The Contemporary Period
With the dramatic increase in population in the twentieth century, it is remarkable that today the Zuni remain in a single large town rather than reoccupy multiple villages. There is a slight but increasing trend for people to move to the farming village of Pescado, where electricity, running water, and paved roads provide the modern amenities desired by most Zuni. By and large, however, the occupation of the farming villages is now restricted to day-use, a pattern facilitated by the availability of pickup trucks and the improvement of the road network on the reservation. A few elderly people and sheepherders still reside at the farming villages on a seasonal basis, but virtually the entire tribe now resides in Zuni Pueblo and the adjacent settlement of Blackrock throughout the year.

Zuni Pueblo, N. Mex. Oct. 1931. Image NAU.PH.95.48.619 by Barbara or Edwin McKee courtesy of Cline Library Special Collections, Northern Arizona University.
Zuni Pueblo looks very different today than it did a century ago.
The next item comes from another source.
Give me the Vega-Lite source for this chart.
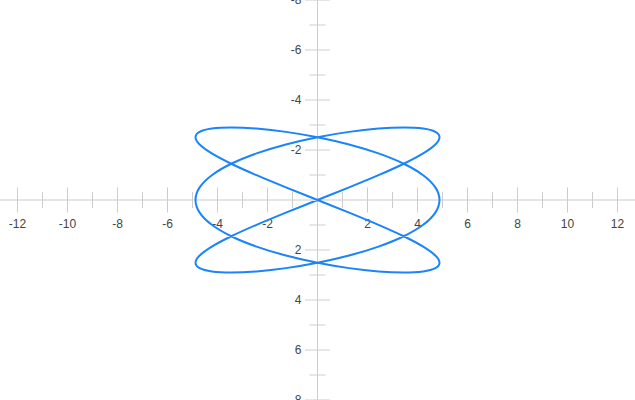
{
  "$schema": "https://vega.github.io/schema/vega-lite/v6.json",
  "width": 635,
  "height": 400,
  "padding": 0,
  "autosize": {"type": "none"},
  "background": "white",
  "config": {"view": {"stroke": null}},
  "datasets": {
    "curve": [
      {"i": 0, "x": 4.88, "y": 0},
      {"i": 1, "x": 4.7137, "y": 0.5036},
      {"i": 2, "x": 4.2262, "y": 0.9919},
      {"i": 3, "x": 3.4507, "y": 1.45},
      {"i": 4, "x": 2.44, "y": 1.8641},
      {"i": 5, "x": 1.263, "y": 2.2215},
      {"i": 6, "x": 0, "y": 2.5115},
      {"i": 7, "x": -1.263, "y": 2.7251},
      {"i": 8, "x": -2.44, "y": 2.8559},
      {"i": 9, "x": -3.4507, "y": 2.9},
      {"i": 10, "x": -4.2262, "y": 2.8559},
      {"i": 11, "x": -4.7137, "y": 2.7251},
      {"i": 12, "x": -4.88, "y": 2.5115},
      {"i": 13, "x": -4.7137, "y": 2.2215},
      {"i": 14, "x": -4.2262, "y": 1.8641},
      {"i": 15, "x": -3.4507, "y": 1.45},
      {"i": 16, "x": -2.44, "y": 0.9919},
      {"i": 17, "x": -1.263, "y": 0.5036},
      {"i": 18, "x": 0, "y": 0},
      {"i": 19, "x": 1.263, "y": -0.5036},
      {"i": 20, "x": 2.44, "y": -0.9919},
      {"i": 21, "x": 3.4507, "y": -1.45},
      {"i": 22, "x": 4.2262, "y": -1.8641},
      {"i": 23, "x": 4.7137, "y": -2.2215},
      {"i": 24, "x": 4.88, "y": -2.5115},
      {"i": 25, "x": 4.7137, "y": -2.7251},
      {"i": 26, "x": 4.2262, "y": -2.8559},
      {"i": 27, "x": 3.4507, "y": -2.9},
      {"i": 28, "x": 2.44, "y": -2.8559},
      {"i": 29, "x": 1.263, "y": -2.7251},
      {"i": 30, "x": 0, "y": -2.5115},
      {"i": 31, "x": -1.263, "y": -2.2215},
      {"i": 32, "x": -2.44, "y": -1.8641},
      {"i": 33, "x": -3.4507, "y": -1.45},
      {"i": 34, "x": -4.2262, "y": -0.9919},
      {"i": 35, "x": -4.7137, "y": -0.5036},
      {"i": 36, "x": -4.88, "y": 0},
      {"i": 37, "x": -4.7137, "y": 0.5036},
      {"i": 38, "x": -4.2262, "y": 0.9919},
      {"i": 39, "x": -3.4507, "y": 1.45},
      {"i": 40, "x": -2.44, "y": 1.8641},
      {"i": 41, "x": -1.263, "y": 2.2215},
      {"i": 42, "x": 0, "y": 2.5115},
      {"i": 43, "x": 1.263, "y": 2.7251},
      {"i": 44, "x": 2.44, "y": 2.8559},
      {"i": 45, "x": 3.4507, "y": 2.9},
      {"i": 46, "x": 4.2262, "y": 2.8559},
      {"i": 47, "x": 4.7137, "y": 2.7251},
      {"i": 48, "x": 4.88, "y": 2.5115},
      {"i": 49, "x": 4.7137, "y": 2.2215},
      {"i": 50, "x": 4.2262, "y": 1.8641},
      {"i": 51, "x": 3.4507, "y": 1.45},
      {"i": 52, "x": 2.44, "y": 0.9919},
      {"i": 53, "x": 1.263, "y": 0.5036},
      {"i": 54, "x": 0, "y": 0},
      {"i": 55, "x": -1.263, "y": -0.5036},
      {"i": 56, "x": -2.44, "y": -0.9919},
      {"i": 57, "x": -3.4507, "y": -1.45},
      {"i": 58, "x": -4.2262, "y": -1.8641},
      {"i": 59, "x": -4.7137, "y": -2.2215},
      {"i": 60, "x": -4.88, "y": -2.5115},
      {"i": 61, "x": -4.7137, "y": -2.7251},
      {"i": 62, "x": -4.2262, "y": -2.8559},
      {"i": 63, "x": -3.4507, "y": -2.9},
      {"i": 64, "x": -2.44, "y": -2.8559},
      {"i": 65, "x": -1.263, "y": -2.7251},
      {"i": 66, "x": 0, "y": -2.5115},
      {"i": 67, "x": 1.263, "y": -2.2215},
      {"i": 68, "x": 2.44, "y": -1.8641},
      {"i": 69, "x": 3.4507, "y": -1.45},
      {"i": 70, "x": 4.2262, "y": -0.9919},
      {"i": 71, "x": 4.7137, "y": -0.5036}
    ],
    "origin": [{"v": 0}],
    "xMajor": [
      {"v": -12, "label": "-12"}, {"v": -10, "label": "-10"}, {"v": -8, "label": "-8"}, {"v": -6, "label": "-6"},
      {"v": -4, "label": "-4"}, {"v": -2, "label": "-2"}, {"v": 2, "label": "2"}, {"v": 4, "label": "4"},
      {"v": 6, "label": "6"}, {"v": 8, "label": "8"}, {"v": 10, "label": "10"}, {"v": 12, "label": "12"}
    ],
    "xMinor": [{"v": -11}, {"v": -9}, {"v": -7}, {"v": -5}, {"v": -3}, {"v": -1}, {"v": 1}, {"v": 3}, {"v": 5}, {"v": 7}, {"v": 9}, {"v": 11}],
    "yMajor": [
      {"v": -8, "label": "-8"}, {"v": -6, "label": "-6"}, {"v": -4, "label": "-4"}, {"v": -2, "label": "-2"},
      {"v": 2, "label": "2"}, {"v": 4, "label": "4"}, {"v": 6, "label": "6"}, {"v": 8, "label": "8"}
    ],
    "yMinor": [{"v": -7}, {"v": -5}, {"v": -3}, {"v": -1}, {"v": 1}, {"v": 3}, {"v": 5}, {"v": 7}]
  },
  "layer": [
    {
      "data": {"name": "curve"},
      "mark": {"type": "point", "opacity": 0},
      "encoding": {
        "x": {"field": "x", "type": "quantitative",
          "scale": {"domain": [-12.7, 12.7], "nice": false, "zero": false},
          "axis": {"title": null, "domain": false, "ticks": false, "labels": false, "grid": true, "gridColor": "#e6e6e6", "gridWidth": 1, "values": [-12, -10, -8, -6, -4, -2, 2, 4, 6, 8, 10, 12]}},
        "y": {"field": "y", "type": "quantitative",
          "scale": {"domain": [-8, 8], "nice": false, "zero": false, "reverse": true},
          "axis": {"title": null, "domain": false, "ticks": false, "labels": false, "grid": true, "gridColor": "#e6e6e6", "gridWidth": 1, "values": [-8, -6, -4, -2, 2, 4, 6, 8]}}
      }
    },
    {
      "data": {"name": "origin"},
      "mark": {"type": "rule", "color": "#cccccc", "strokeWidth": 1},
      "encoding": {"x": {"field": "v", "type": "quantitative", "axis": null}}
    },
    {
      "data": {"name": "origin"},
      "mark": {"type": "rule", "color": "#cccccc", "strokeWidth": 1},
      "encoding": {"y": {"field": "v", "type": "quantitative", "axis": null}}
    },
    {
      "data": {"name": "xMinor"},
      "mark": {"type": "tick", "orient": "vertical", "size": 16, "thickness": 1, "color": "#cccccc", "opacity": 1},
      "encoding": {"x": {"field": "v", "type": "quantitative", "axis": null}, "y": {"datum": 0, "type": "quantitative", "axis": null}}
    },
    {
      "data": {"name": "xMajor"},
      "mark": {"type": "tick", "orient": "vertical", "size": 25, "thickness": 1, "color": "#cccccc", "opacity": 1},
      "encoding": {"x": {"field": "v", "type": "quantitative", "axis": null}, "y": {"datum": 0, "type": "quantitative", "axis": null}}
    },
    {
      "data": {"name": "yMinor"},
      "mark": {"type": "tick", "orient": "horizontal", "size": 16, "thickness": 1, "color": "#cccccc", "opacity": 1},
      "encoding": {"y": {"field": "v", "type": "quantitative", "axis": null}, "x": {"datum": 0, "type": "quantitative", "axis": null}}
    },
    {
      "data": {"name": "yMajor"},
      "mark": {"type": "tick", "orient": "horizontal", "size": 25, "thickness": 1, "color": "#cccccc", "opacity": 1},
      "encoding": {"y": {"field": "v", "type": "quantitative", "axis": null}, "x": {"datum": 0, "type": "quantitative", "axis": null}}
    },
    {
      "data": {"name": "xMajor"},
      "mark": {"type": "text", "font": "Liberation Sans", "fontSize": 12, "color": "#444444", "align": "center", "baseline": "alphabetic", "dy": 28},
      "encoding": {"x": {"field": "v", "type": "quantitative", "axis": null}, "y": {"datum": 0, "type": "quantitative", "axis": null}, "text": {"field": "label", "type": "nominal"}}
    },
    {
      "data": {"name": "yMajor"},
      "mark": {"type": "text", "font": "Liberation Sans", "fontSize": 12, "color": "#444444", "align": "right", "baseline": "alphabetic", "dx": -16, "dy": 3.8},
      "encoding": {"y": {"field": "v", "type": "quantitative", "axis": null}, "x": {"datum": 0, "type": "quantitative", "axis": null}, "text": {"field": "label", "type": "nominal"}}
    },
    {
      "data": {"name": "curve"},
      "mark": {"type": "line", "interpolate": "cardinal-closed", "tension": 0, "color": "#1a84f8", "strokeWidth": 2},
      "encoding": {
        "x": {"field": "x", "type": "quantitative", "axis": null},
        "y": {"field": "y", "type": "quantitative", "axis": null},
        "order": {"field": "i", "type": "quantitative"}
      }
    }
  ]
}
In building new houses or rehabilitating old structures, the Zuni make use of modern construction materials and techniques to provide modern, weatherproof housing. In addition, since the 1960s, the Department of Housing and Urban Development (HUD) has been replacing community architecture with commercial housing. HUD houses now constitute approximately 30 percent of the housing units of Zuni Pueblo, with much of it concentrated in subdivisions that are on the outskirts of Zuni Pueblo.
Today this housing is merging with recent HUD subdivisions located at Blackrock. The formerly separate settlements of Zuni Pueblo and Blackrock have coalesced into a single community with constant daily traffic between the two as people commute from home to work. With the construction of commercial buildings, jewelry stores, offices housing the tribal government, four schools, and other institutional buildings, Zuni Pueblo has grown into a large town encompassing an area of more than 260 ha (642 acres).